Distil Networks has just released its third annual Bad Bot Landscape Report. Distil has the largest library of bots in the industry and specializes in bot mitigation security. Bots can be a diverse group of website and API predators. They can perform high-speed attacks and a variety of nefarious activities including “web scraping, competitive data mining, personal and financial data harvesting, brute force login and man-in-the-middle attacks, digital ad fraud, spam, transaction fraud, and more.”
Not only are these attacks a nuisance to websites and users, but they are extremely costly to both productivity and the bottom line. A single attack last year to Dridex Banking cost the company a total of approximately $40.5 million. Analyzing the bot traffic of 2015 through data collected from its 17 data centers, several hundred customer and 74 billion bot requests that are contained in its Hadoop cluster, Distil hopes to shed some light on the trends in bot traffic and on how to mitigate bot attacks.
Distil Network’s Key Bot Traffic Findings for 2015
- Human Internet traffic has increased (now 54.4%) and good and bad bot traffic decreased (from 36.32% to 27.04% , 22.78% to 18.61% respectively)
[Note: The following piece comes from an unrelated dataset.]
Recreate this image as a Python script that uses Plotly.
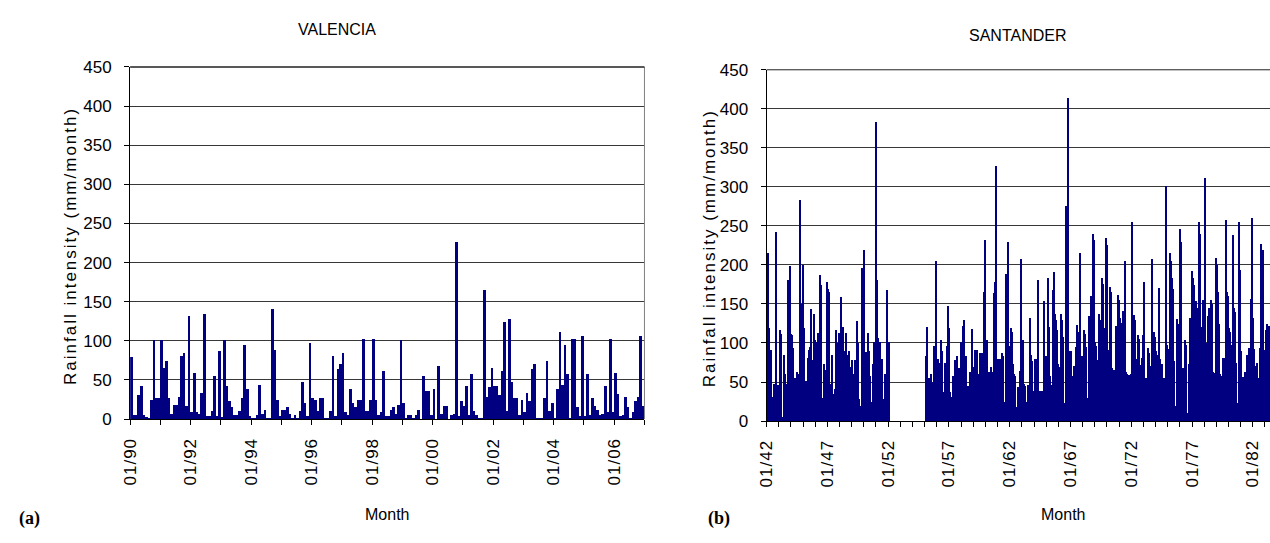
import datetime as dt
import plotly.graph_objects as go

# ---------------- data ----------------
valencia_start = "1990-01"
valencia_rain = [
    79, 5, 5, 31, 42, 5, 3, 2, 24, 101,
    27, 27, 101, 65, 74, 27, 7, 18, 18, 28,
    81, 85, 17, 132, 9, 59, 9, 7, 34, 134,
    4, 4, 11, 55, 4, 87, 3, 101, 42, 23,
    15, 5, 5, 11, 27, 95, 38, 4, 2, 2,
    5, 44, 7, 12, 1, 1, 141, 89, 24, 4,
    12, 12, 15, 7, 1, 5, 1, 11, 47, 21,
    4, 97, 27, 25, 11, 27, 27, 1, 2, 11,
    81, 4, 64, 70, 85, 9, 5, 38, 21, 15,
    24, 24, 102, 11, 11, 25, 102, 24, 5, 9,
    61, 4, 4, 12, 15, 7, 18, 101, 21, 1,
    5, 5, 1, 5, 12, 0, 55, 36, 36, 5,
    38, 0, 68, 7, 17, 17, 0, 5, 7, 227,
    4, 23, 17, 42, 5, 58, 11, 5, 1, 2,
    165, 28, 41, 65, 42, 42, 31, 61, 124, 11,
    128, 47, 27, 27, 5, 25, 9, 34, 23, 64,
    70, 2, 1, 2, 27, 75, 11, 21, 1, 38,
    112, 44, 95, 58, 1, 102, 102, 15, 4, 106,
    4, 58, 5, 27, 17, 12, 5, 7, 42, 9,
    102, 9, 59, 32, 4, 5, 28, 15, 1, 9,
    23, 28, 106, 17,
]
valencia_ticks = ["01/90", "01/92", "01/94", "01/96", "01/98",
                  "01/00", "01/02", "01/04", "01/06"]

santander_start = "1942-01"
santander_rain = [
    # 1942-01 .. 1952-01
    216, 120, 117, 91, 88, 31, 48, 45, 242, 46,
    47, 44, 117, 112, 3, 5, 85, 60, 33, 48,
    181, 140, 199, 112, 111, 94, 39, 56, 50, 63,
    60, 39, 283, 150, 137, 200, 120, 6, 51, 52,
    81, 91, 95, 144, 78, 70, 138, 104, 102, 100,
    113, 110, 187, 175, 25, 30, 74, 66, 56, 178,
    170, 165, 48, 40, 85, 35, 30, 41, 117, 100,
    76, 113, 105, 159, 19, 121, 90, 34, 113, 85,
    90, 70, 37, 78, 60, 21, 78, 75, 128, 100,
    29, 20, 16, 196, 180, 219, 56, 89, 80, 113,
    90, 58, 21, 25, 74, 101, 101, 384, 181, 107,
    101, 101, 59, 80, 29, 27, 60, 30, 168, 101,
    101,
    # 1952-02 .. 1954-12 (no record)
    0, 0, 0, 0, 0, 0, 0, 0, 0, 0, 0,
    0, 0, 0, 0, 0, 0, 0, 0, 0, 0, 0, 0,
    0, 0, 0, 0, 0, 0, 0, 0, 0, 0, 0, 0,
    # 1955-01 ..
    84, 80, 121, 56, 52, 60, 50, 27, 97, 90,
    205, 71, 80, 75, 2, 104, 90, 37, 37, 75,
    70, 97, 148, 120, 37, 31, 30, 58,
    58, 78, 74, 83, 33, 68, 64, 101, 96, 122,
    130, 47, 84, 45, 42, 45, 63, 60, 118, 70,
    66, 91, 88, 91, 60, 56, 87, 84, 87, 2,
    165, 232, 75, 104, 63, 60, 63, 70, 63, 60,
    164, 179, 327, 7, 80, 77, 80, 31, 87, 84,
    25, 189, 180, 230, 97, 92, 120, 115, 74, 61,
    58, 16, 18, 44, 40, 64, 208, 60, 104, 48,
    45, 23, 25, 47, 44, 132, 85, 77, 39, 36,
    80, 78, 80, 181, 19, 39, 16, 39, 36, 154,
    84, 80, 84, 183, 121, 58, 46, 44, 168, 191,
    137, 130, 117, 74, 70, 25, 137, 130, 108, 23,
    20, 276, 270, 414,
    90, 86, 90, 58, 55, 71, 68, 95, 123, 115,
    110, 215, 84, 80, 117, 112, 95, 28, 30, 135,
    128, 161, 80, 240, 232, 101, 96, 79, 75, 137,
    130, 41, 184, 176, 119, 113, 235, 226, 91, 87,
    172, 165, 68, 66, 63, 66, 122, 64, 162, 155,
    132, 126, 99, 141, 135, 205, 63, 60, 47, 59,
    56, 61, 255, 135, 136, 130, 80, 77, 111, 106,
    72, 70,
    81, 111, 179, 56, 56, 50, 94, 88, 71, 65,
    208, 31, 115, 108, 90, 85, 80, 171, 80, 74,
    56, 52, 56, 302, 98, 92, 78, 216, 205, 183,
    170, 77, 13, 20, 131, 125, 113, 246, 230, 68,
    68, 62, 104, 98, 6, 10, 74, 132, 120, 193,
    184, 175, 75, 154, 145, 76, 255, 240, 121, 51,
    155, 100, 312, 100, 95, 135, 145, 140, 155, 150,
    63, 62, 61, 209, 200, 165, 124, 61, 58,
    31, 81, 81, 78, 258, 166, 160, 120, 115,
    98, 95, 239, 145, 140, 75, 23, 255, 194, 90,
    56, 57, 55, 63, 34, 85, 79, 94, 90,
    156, 260, 132, 92, 71, 70, 75, 56, 54, 94,
    227, 137, 220, 91, 88, 117, 124, 120, 122, 118,
]
santander_ticks = ["01/42", "01/47", "01/52", "01/57", "01/62",
                   "01/67", "01/72", "01/77", "01/82"]

y_ticks = [0, 50, 100, 150, 200, 250, 300, 350, 400, 450]


# ---------------- helpers ----------------
def months(start, n):
    y, m = map(int, start.split("-"))
    out = []
    for _ in range(n):
        out.append(dt.date(y, m, 1))
        m += 1
        if m > 12:
            m, y = 1, y + 1
    return out


def label_date(lbl):
    mm, yy = lbl.split("/")
    yy = int(yy)
    year = 1900 + yy if yy >= 30 else 2000 + yy
    return dt.date(year, int(mm), 1)


W, H = 1270, 543
FONT = "Liberation Sans, Arial, sans-serif"
BAR = "#000080"
GRID = "#383838"
MONTH_MS = 31 * 86400000
TICK_SIZE = 17
XSP = '<span style="letter-spacing:1px">%s</span>'

v_x = months(valencia_start, len(valencia_rain))
s_x = months(santander_start, len(santander_rain))

fig = go.Figure()
fig.add_trace(go.Bar(x=v_x, y=valencia_rain, xaxis="x", yaxis="y",
                     marker=dict(color=BAR, line=dict(width=0)),
                     width=MONTH_MS, offset=0, hoverinfo="x+y"))
fig.add_trace(go.Bar(x=s_x, y=santander_rain, xaxis="x2", yaxis="y2",
                     marker=dict(color=BAR, line=dict(width=0)),
                     width=MONTH_MS, offset=0, hoverinfo="x+y"))


def xax(domain, rng, ticks, tick0):
    return dict(
        type="date", domain=domain, range=rng,
        tickmode="array", tickvals=[label_date(t) for t in ticks],
        ticktext=[XSP % t for t in ticks],
        tickangle=-90, ticks="outside", ticklen=5, tickcolor="black", tickwidth=1,
        ticklabelstandoff=6,
        minor=dict(ticks="outside", ticklen=5, tickcolor="black", tickwidth=1,
                   dtick="M12", tick0=tick0, showgrid=False),
        showline=True, linecolor="black", linewidth=1,
        showgrid=False, zeroline=False,
        tickfont=dict(family=FONT, size=TICK_SIZE, color="black"),
        fixedrange=True,
    )


def yax(domain, anchor):
    return dict(
        domain=domain, anchor=anchor, range=[0, 450],
        tickmode="array", tickvals=y_ticks,
        ticks="outside", ticklen=5, tickcolor="black", tickwidth=1,
        ticklabelstandoff=9,
        showline=True, linecolor="black", linewidth=1,
        showgrid=True, gridcolor=GRID, gridwidth=1, zeroline=False,
        tickfont=dict(family=FONT, size=TICK_SIZE, color="black"),
        fixedrange=True,
    )


vx_dom = [122 / W, 640 / W]
vy_dom = [1 - 425 / H, 1 - 60 / H]
sx_dom = [763 / W, 1.0]
sy_dom = [1 - 427 / H, 1 - 63 / H]

fig.update_layout(
    width=W, height=H, margin=dict(l=0, r=0, t=0, b=0),
    paper_bgcolor="white", plot_bgcolor="white",
    showlegend=False, bargap=0,
    xaxis=dict(xax(vx_dom, [dt.date(1990, 1, 1), dt.date(2007, 1, 1)],
                   valencia_ticks, "1990-01-01"), anchor="y"),
    yaxis=yax(vy_dom, "x"),
    xaxis2=dict(xax(sx_dom, [dt.date(1942, 1, 1), dt.date(1983, 6, 1)],
                    santander_ticks, "1942-01-01"), anchor="y2"),
    yaxis2=yax(sy_dom, "x2"),
    font=dict(family=FONT, color="black"),
)

# plot-area frame lines (top edge of both panels, right edge of Valencia)
fig.add_shape(type="line", xref="x domain", yref="y domain",
              x0=1, x1=1, y0=0, y1=1, line=dict(color="#808080", width=1))
fig.add_shape(type="line", xref="x domain", yref="y domain",
              x0=0, x1=1, y0=1, y1=1, line=dict(color="#202020", width=1.5))
fig.add_shape(type="line", xref="x2 domain", yref="y2 domain",
              x0=0, x1=1, y0=1, y1=1, line=dict(color="#202020", width=1))

SP = '<span style="letter-spacing:2px">%s</span>'
ann = [
    dict(text="VALENCIA", x=330 / W, y=1 - 21 / H, size=16, angle=0),
    dict(text="SANTANDER", x=1016 / W, y=1 - 27 / H, size=16, angle=0),
    dict(text=SP % "Rainfall intensity (mm/month)", x=62 / W, y=1 - 246 / H, size=17, angle=-90),
    dict(text=SP % "Rainfall intensity (mm/month)", x=705 / W, y=1 - 248 / H, size=17, angle=-90),
    dict(text="Month", x=381 / W, y=1 - 524 / H, size=16, angle=0),
    dict(text="Month", x=1062 / W, y=1 - 524 / H, size=16, angle=0),
]
for a in ann:
    fig.add_annotation(text=a["text"], x=a["x"], y=a["y"], xref="paper", yref="paper",
                       xanchor="center", yanchor="middle", showarrow=False,
                       textangle=a["angle"],
                       font=dict(family=FONT, size=a["size"], color="black"))

for txt, xp in [("(a)", 21), ("(b)", 715)]:
    fig.add_annotation(text="<b>%s</b>" % txt, x=xp / W, y=1 - 528 / H,
                       xref="paper", yref="paper", xanchor="center", yanchor="middle",
                       showarrow=False,
                       font=dict(family="Liberation Serif, Times New Roman, serif",
                                 size=18, color="black"))

fig.write_html("out.html", config={"displayModeBar": False})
- Humans now make up the majority of Internet traffic, a first since 2013, likely due to new Internet users in Indonesia, China, India
- Bad bots are mimicking our browser choices and Chrome was most popular in 2015 followed by Firefox
- Though fewer in number, bad bots become more advanced (advanced persistent bots; APBs)
- 88% of bad bot traffic (up from 77% in 2014) were evasive bot s(an 11% increase to 42%) or APBs (46%)
- Simple bots decreased from 23% to 12%
- To avoid security, APBs can mimic human behavior, load JavaScript and external resources, support cookies, perform browser automation, and spoof IP addresses and user agents
- 73% of APBs rotate through IP addresses and change their identities
- 36% of those APBs change IPs more than twice, 20% more than 100 times
- Bad bot attacks were seen most prevalently on medium-sized sites but humans remained the dominant traffic source on all site types and sizes
- Bas bots comprised 26% of all traffic on medium-sized sites (up from 17% in 2014)
- Small digital publishers (31%) and large real estate website (31% up 300% from 2014) were most prone to attack
- Likely due to bot attacks aimed at scraping of aggregate data by small startups
- 6 of the top 20 malicious ISPs originators were from China
- 90% of China Unicom IP Network’s traffic was malicious and all 6 averaged 72%
- Amazon remained on the top 20 malicious ISP originator list for the third year in a row likely due to its simple scalability and ease of use
- Verizon Business, Comcast and Time Warner are not on the list for 2015
- Netherlands, Korea and the U.S. topped the mobile bad bot traffic list
- Netherlands and U.S. were the only country with multiple carriers on the list
- Mobile-only traffic surpassed desktop-only traffic in 2015
- U.S. was the country in which the most bad bots originated
- Likely due to cheap cloud computing (Amazon, Google Cloud, Azure)
- Spain, Brazil, Ukraine, Switzerland, Australia added to the list of significant origins
- Many industrial companies made the top blocked list (Top 5: China, Norway, Germany, Netherlands, France)
- Maldives remains a bad bot hotspot with 536 bad bots/ person
- Worldwide average of bots per person rose from 26.1 in 2014 to 99.2 in 2015
Takeaways
Bots are becoming more advanced than ever with 46% of bad bots registering as APBs. Bot characteristics such as IP switching and loading of resources are becoming increasingly prevalent. If bots have the ability to load resources such as Java, they can skew analytic tools into thinking that they are human traffic. According to the this year’s report, “53% of bad bots will end up falsely attributed as humans in Google Analytics and similar tools” and will escape typical bot detection programs.
Another important characteristic of these bad bots is that they strive to find clever ways to mimic human behavior. For example, it was determined that spikes in bot traffic is typically seen between the hours of 9 am and 5 pm on weekdays, mimicking the typical work day. Approximately 39% of bots in 2015 were exhibiting human-like behavior. Without proper bot mitigation, many businesses, especially those with medium-sized websites, can suffer severe bot related impacts such as lost revenue. Though overall bot traffic has decreased, bots still pose a serious threat to websites worldwide.